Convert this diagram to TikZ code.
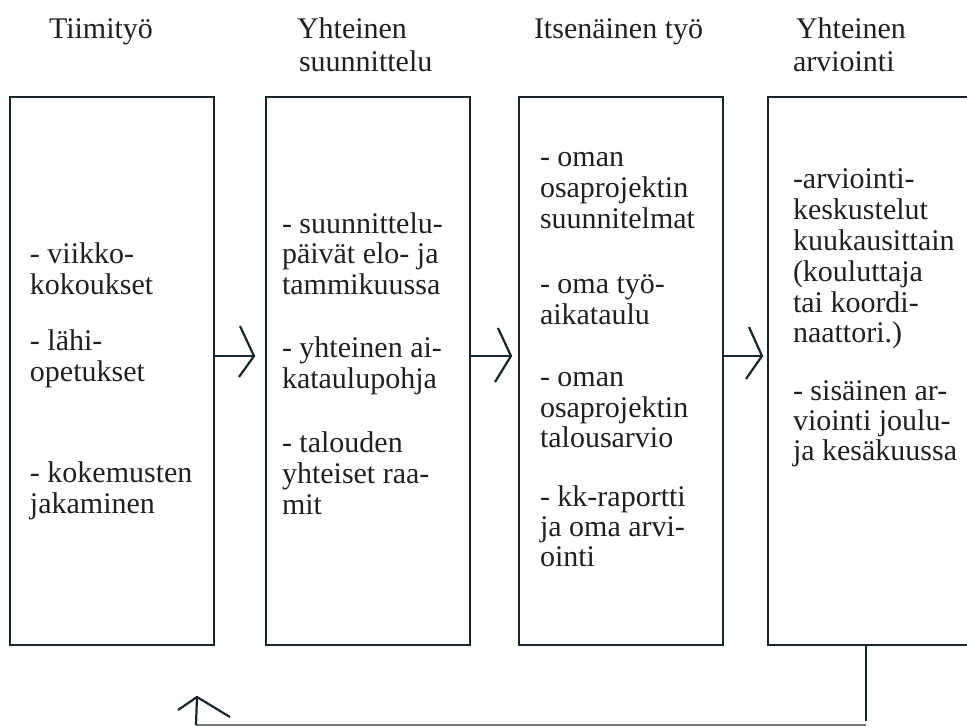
\documentclass[tikz,border=0pt]{standalone}
\usepackage{fontspec}
\setmainfont{Liberation Serif}
\definecolor{linec}{RGB}{24,38,44}
\definecolor{grayl}{RGB}{112,120,122}
\definecolor{txtc}{RGB}{35,31,32}
\begin{document}
\begin{tikzpicture}[x=1pt,y=-1pt,
  box/.style={draw=linec,line width=2.4pt,rectangle,inner sep=0pt,outer sep=0pt,minimum width=204pt,minimum height=548pt},
  txt/.style={anchor=base west,inner sep=0pt,outer sep=0pt,text=txtc,font=\fontsize{30}{30.5}\selectfont},
  conn/.style={draw=linec,line width=2.2pt},
  chev/.style={draw=linec,line width=2.2pt,line join=miter},
  back/.style={draw=grayl,line width=1.4pt}
]
\useasboundingbox (0,0) rectangle (967,726);
\clip (0,0) rectangle (967,726);

% titles
\node[txt] (h1) at (49,38) {Tiimityö};
\node[txt] (h2a) at (297,38) {Yhteinen};
\node[txt] (h2b) at (299,71) {suunnittelu};
\node[txt] (h3) at (534,38) {Itsenäinen työ};
\node[txt] (h4a) at (796,38) {Yhteinen};
\node[txt] (h4b) at (793,71) {arviointi};

% boxes
\node[box] (b1) at (112,371) {};
\node[box] (b2) at (368,371) {};
\node[box] (b3) at (621,371) {};
\node[box] (b4) at (870,371) {};

% box 1 text
\node[txt] (t11) at (30,263) {- viikko-};
\node[txt] (t12) at (30,294) {kokoukset};
\node[txt] (t13) at (30,350) {- lähi-};
\node[txt] (t14) at (30,381) {opetukset};
\node[txt] (t15) at (30,482) {- kokemusten};
\node[txt] (t16) at (30,513) {jakaminen};

% box 2 text
\node[txt] (t21) at (282,233) {- suunnittelu-};
\node[txt] (t22) at (282,263) {päivät elo- ja};
\node[txt] (t23) at (282,294) {tammikuussa};
\node[txt] (t24) at (282,357) {- yhteinen ai-};
\node[txt] (t25) at (282,388) {kataulupohja};
\node[txt] (t26) at (282,452) {- talouden};
\node[txt] (t27) at (282,483) {yhteiset raa-};
\node[txt] (t28) at (282,514) {mit};

% box 3 text
\node[txt] (t31) at (540,166) {- oman};
\node[txt] (t32) at (540,197) {osaprojektin};
\node[txt] (t33) at (540,228) {suunnitelmat};
\node[txt] (t34) at (540,293) {- oma työ-};
\node[txt] (t35) at (540,324) {aikataulu};
\node[txt] (t36) at (540,386) {- oman};
\node[txt] (t37) at (540,417) {osaprojektin};
\node[txt] (t38) at (540,447) {talousarvio};
\node[txt] (t39) at (540,506) {- kk-raportti};
\node[txt] (t310) at (540,536) {ja oma arvi-};
\node[txt] (t311) at (540,566) {ointi};

% box 4 text
\node[txt] (t41) at (793,188) {-arviointi-};
\node[txt] (t42) at (793,219) {keskustelut};
\node[txt] (t43) at (793,250) {kuukausittain};
\node[txt] (t44) at (793,281) {(kouluttaja};
\node[txt] (t45) at (793,312) {tai koordi-};
\node[txt] (t46) at (793,342) {naattori.)};
\node[txt] (t47) at (793,400) {- sisäinen ar-};
\node[txt] (t48) at (793,430) {viointi joulu-};
\node[txt] (t49) at (793,460) {ja kesäkuussa};

% forward arrows
\coordinate (p1) at (254,356);
\draw[conn] (b1.east |- p1) -- (p1);
\draw[chev] ([shift={(-14,-30)}]p1) -- (p1) -- ([shift={(-15,21)}]p1);

\coordinate (p2) at (511,356);
\draw[conn] (b2.east |- p2) -- (p2);
\draw[chev] ([shift={(-13,-28)}]p2) -- (p2) -- ([shift={(-16,26)}]p2);

\coordinate (p3) at (762,356);
\draw[conn] (b3.east |- p3) -- (p3);
\draw[chev] ([shift={(-13,-29)}]p3) -- (p3) -- ([shift={(-16,23)}]p3);

% feedback loop
\coordinate (fr) at (866,725);
\coordinate (frd) at (866,721);
\coordinate (fl) at (196,725);
\coordinate (ft) at (197,697);
\draw[conn] (b4.south -| fr) -- (frd);
\draw[back] (fr) -- (fl);
\draw[conn] (fl) -- (ft);
\draw[chev] ([shift={(-19,13)}]ft) -- (ft) -- ([shift={(33,20)}]ft);
\end{tikzpicture}
\end{document}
---+---
#### [INSTRUCTION]
Please set down each line of the data above exactly as written, without the pictures.

#### [SOLUTION FOR THIS PROBLEM]
Convert this diagram to TikZ code.
\documentclass[tikz,border=0pt]{standalone}
\usepackage{fontspec}
\setmainfont{Liberation Serif}
\definecolor{linec}{RGB}{24,38,44}
\definecolor{grayl}{RGB}{112,120,122}
\definecolor{txtc}{RGB}{35,31,32}
\begin{document}
\begin{tikzpicture}[x=1pt,y=-1pt,
  box/.style={draw=linec,line width=2.4pt,rectangle,inner sep=0pt,outer sep=0pt,minimum width=204pt,minimum height=548pt},
  txt/.style={anchor=base west,inner sep=0pt,outer sep=0pt,text=txtc,font=\fontsize{30}{30.5}\selectfont},
  conn/.style={draw=linec,line width=2.2pt},
  chev/.style={draw=linec,line width=2.2pt,line join=miter},
  back/.style={draw=grayl,line width=1.4pt}
]
\useasboundingbox (0,0) rectangle (967,726);
\clip (0,0) rectangle (967,726);

% titles
\node[txt] (h1) at (49,38) {Tiimityö};
\node[txt] (h2a) at (297,38) {Yhteinen};
\node[txt] (h2b) at (299,71) {suunnittelu};
\node[txt] (h3) at (534,38) {Itsenäinen työ};
\node[txt] (h4a) at (796,38) {Yhteinen};
\node[txt] (h4b) at (793,71) {arviointi};

% boxes
\node[box] (b1) at (112,371) {};
\node[box] (b2) at (368,371) {};
\node[box] (b3) at (621,371) {};
\node[box] (b4) at (870,371) {};

% box 1 text
\node[txt] (t11) at (30,263) {- viikko-};
\node[txt] (t12) at (30,294) {kokoukset};
\node[txt] (t13) at (30,350) {- lähi-};
\node[txt] (t14) at (30,381) {opetukset};
\node[txt] (t15) at (30,482) {- kokemusten};
\node[txt] (t16) at (30,513) {jakaminen};

% box 2 text
\node[txt] (t21) at (282,233) {- suunnittelu-};
\node[txt] (t22) at (282,263) {päivät elo- ja};
\node[txt] (t23) at (282,294) {tammikuussa};
\node[txt] (t24) at (282,357) {- yhteinen ai-};
\node[txt] (t25) at (282,388) {kataulupohja};
\node[txt] (t26) at (282,452) {- talouden};
\node[txt] (t27) at (282,483) {yhteiset raa-};
\node[txt] (t28) at (282,514) {mit};

% box 3 text
\node[txt] (t31) at (540,166) {- oman};
\node[txt] (t32) at (540,197) {osaprojektin};
\node[txt] (t33) at (540,228) {suunnitelmat};
\node[txt] (t34) at (540,293) {- oma työ-};
\node[txt] (t35) at (540,324) {aikataulu};
\node[txt] (t36) at (540,386) {- oman};
\node[txt] (t37) at (540,417) {osaprojektin};
\node[txt] (t38) at (540,447) {talousarvio};
\node[txt] (t39) at (540,506) {- kk-raportti};
\node[txt] (t310) at (540,536) {ja oma arvi-};
\node[txt] (t311) at (540,566) {ointi};

% box 4 text
\node[txt] (t41) at (793,188) {-arviointi-};
\node[txt] (t42) at (793,219) {keskustelut};
\node[txt] (t43) at (793,250) {kuukausittain};
\node[txt] (t44) at (793,281) {(kouluttaja};
\node[txt] (t45) at (793,312) {tai koordi-};
\node[txt] (t46) at (793,342) {naattori.)};
\node[txt] (t47) at (793,400) {- sisäinen ar-};
\node[txt] (t48) at (793,430) {viointi joulu-};
\node[txt] (t49) at (793,460) {ja kesäkuussa};

% forward arrows
\coordinate (p1) at (254,356);
\draw[conn] (b1.east |- p1) -- (p1);
\draw[chev] ([shift={(-14,-30)}]p1) -- (p1) -- ([shift={(-15,21)}]p1);

\coordinate (p2) at (511,356);
\draw[conn] (b2.east |- p2) -- (p2);
\draw[chev] ([shift={(-13,-28)}]p2) -- (p2) -- ([shift={(-16,26)}]p2);

\coordinate (p3) at (762,356);
\draw[conn] (b3.east |- p3) -- (p3);
\draw[chev] ([shift={(-13,-29)}]p3) -- (p3) -- ([shift={(-16,23)}]p3);

% feedback loop
\coordinate (fr) at (866,725);
\coordinate (frd) at (866,721);
\coordinate (fl) at (196,725);
\coordinate (ft) at (197,697);
\draw[conn] (b4.south -| fr) -- (frd);
\draw[back] (fr) -- (fl);
\draw[conn] (fl) -- (ft);
\draw[chev] ([shift={(-19,13)}]ft) -- (ft) -- ([shift={(33,20)}]ft);
\end{tikzpicture}
\end{document}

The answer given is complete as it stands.